Algebra Word Problems
posted by mike .
A long sleeve blouse requires 1.5 hrs of cutting and 1.2 hrs of sewing. A short sleeve blouse requires 1 hr of cutting and .9 hrs of sewing. Sleeveless blouse requires .5 hrs of cutting and .6 hrs of sewing. There are 380 hrs of labor available in the cutting department each day and 330 hrs in the sewing department. If the plant is to run at full capacity how many of each type of blouse should be made each day.

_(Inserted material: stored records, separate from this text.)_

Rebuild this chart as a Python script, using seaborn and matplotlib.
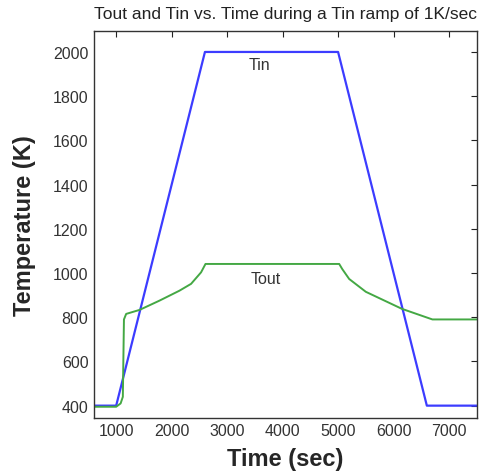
import matplotlib
matplotlib.use("Agg")
import matplotlib.pyplot as plt
import seaborn as sns
import pandas as pd

# Data
tin_time = [600, 1000, 2600, 5000, 6600, 7500]
tin_temp = [400, 400, 2000, 2000, 400, 400]

tout_time = [600, 1000, 1080, 1120, 1140, 1180, 1420, 1780, 2140, 2350, 2530, 2610,
             5020, 5075, 5200, 5500, 6150, 6700, 7500]
tout_temp = [395, 395, 410, 440, 790, 815, 833, 875, 920, 951, 1003, 1041,
             1041, 1018, 973, 915, 838, 790, 790]

x_ticks = [1000, 2000, 3000, 4000, 5000, 6000, 7000]
y_ticks = [400, 600, 800, 1000, 1200, 1400, 1600, 1800, 2000]

title = "Tout and Tin vs. Time during a Tin ramp of 1K/sec"

sns.set_style("white")
plt.rcParams["font.family"] = ["Liberation Sans", "DejaVu Sans"]

df_in = pd.DataFrame({"time": tin_time, "temp": tin_temp})
df_out = pd.DataFrame({"time": tout_time, "temp": tout_temp})

fig = plt.figure(figsize=(4.87, 4.77), dpi=100)
ax = fig.add_axes([0.193, 0.122, 0.786, 0.811])

sns.lineplot(data=df_in, x="time", y="temp", ax=ax, color="#3c3cff", lw=1.6,
             sort=False, estimator=None)
sns.lineplot(data=df_out, x="time", y="temp", ax=ax, color="#44a844", lw=1.4,
             sort=False, estimator=None)

ax.set_xlim(600, 7500)
ax.set_ylim(345, 2095)
ax.set_xticks(x_ticks)
ax.set_yticks(y_ticks)
ax.tick_params(direction="in", length=4, width=0.8, top=True, right=True,
               labelsize=11.5, colors="#222222", pad=4)
for lbl in ax.get_xticklabels() + ax.get_yticklabels():
    lbl.set_color("#333333")
for s in ax.spines.values():
    s.set_color("#333333")
    s.set_linewidth(1.0)
    s.set_visible(True)

ax.set_xlabel("Time (sec)", fontsize=17, fontweight="bold", labelpad=6)
ax.set_ylabel("Temperature (K)", fontsize=17, fontweight="bold", labelpad=12)
ax.set_title(title, fontsize=12.5, pad=9, color="#222222")

ax.text(3577, 1944, "Tin", fontsize=11.5, ha="center", va="center", color="#333333")
ax.text(3698, 973, "Tout", fontsize=11.5, ha="center", va="center", color="#333333")

fig.savefig("out.png", dpi=100)
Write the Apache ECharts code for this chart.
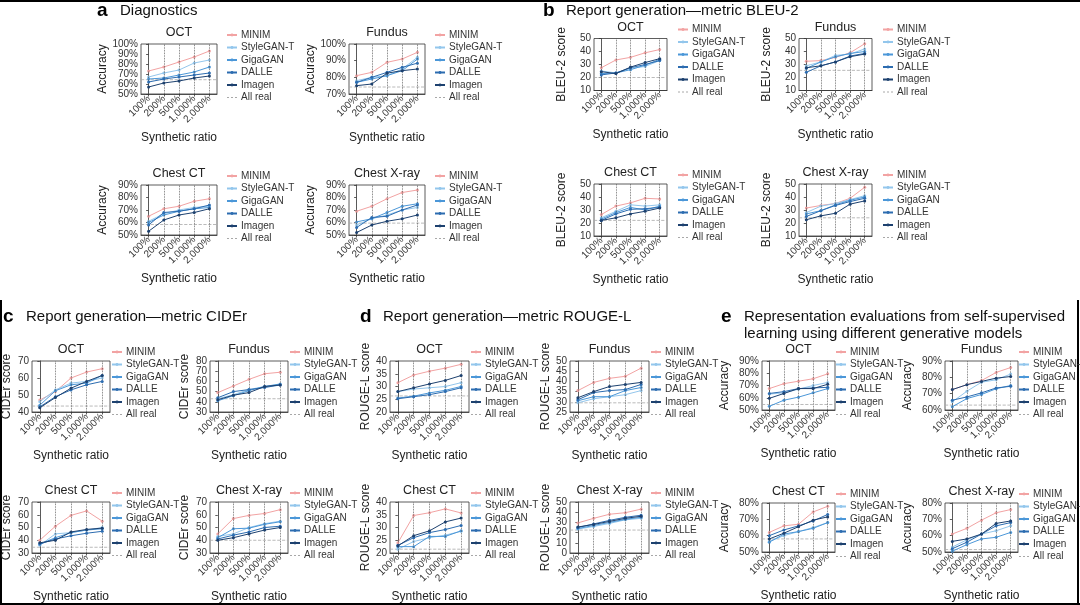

Let the number of long-sleeve blouses be x
let the number of short-sleeve blouses be y
let the number of sleeveless blouses by z
I see two equations
1.5x + y + .5z = 380
3x + 2y + z = 760 (#1)
1.2x + .9y + .6z = 330 ----> (times 10/3)
4x + 3y + 2z = 1100 (#2)
I doubled the first, then subtracted the second to get
2x + y = 420
or y = 420 - 2x, where 0 ≤ x ≤ 210
and form #1
z = 760 - 3x - 2y , where z > 0
Making a chart of ordered triplets, it is clear that there are many different triplets that are possible for full capacity.
e.g. (150,120,70) , (80,260,0) , (210,0,130) all work.
Are you sure there wasn't a restraint based on the profit of each of the products?
There was nothing. I gave the whole problem. I did some problems earlier and was ok We never studeied this type of problem and I get confused when new shows up.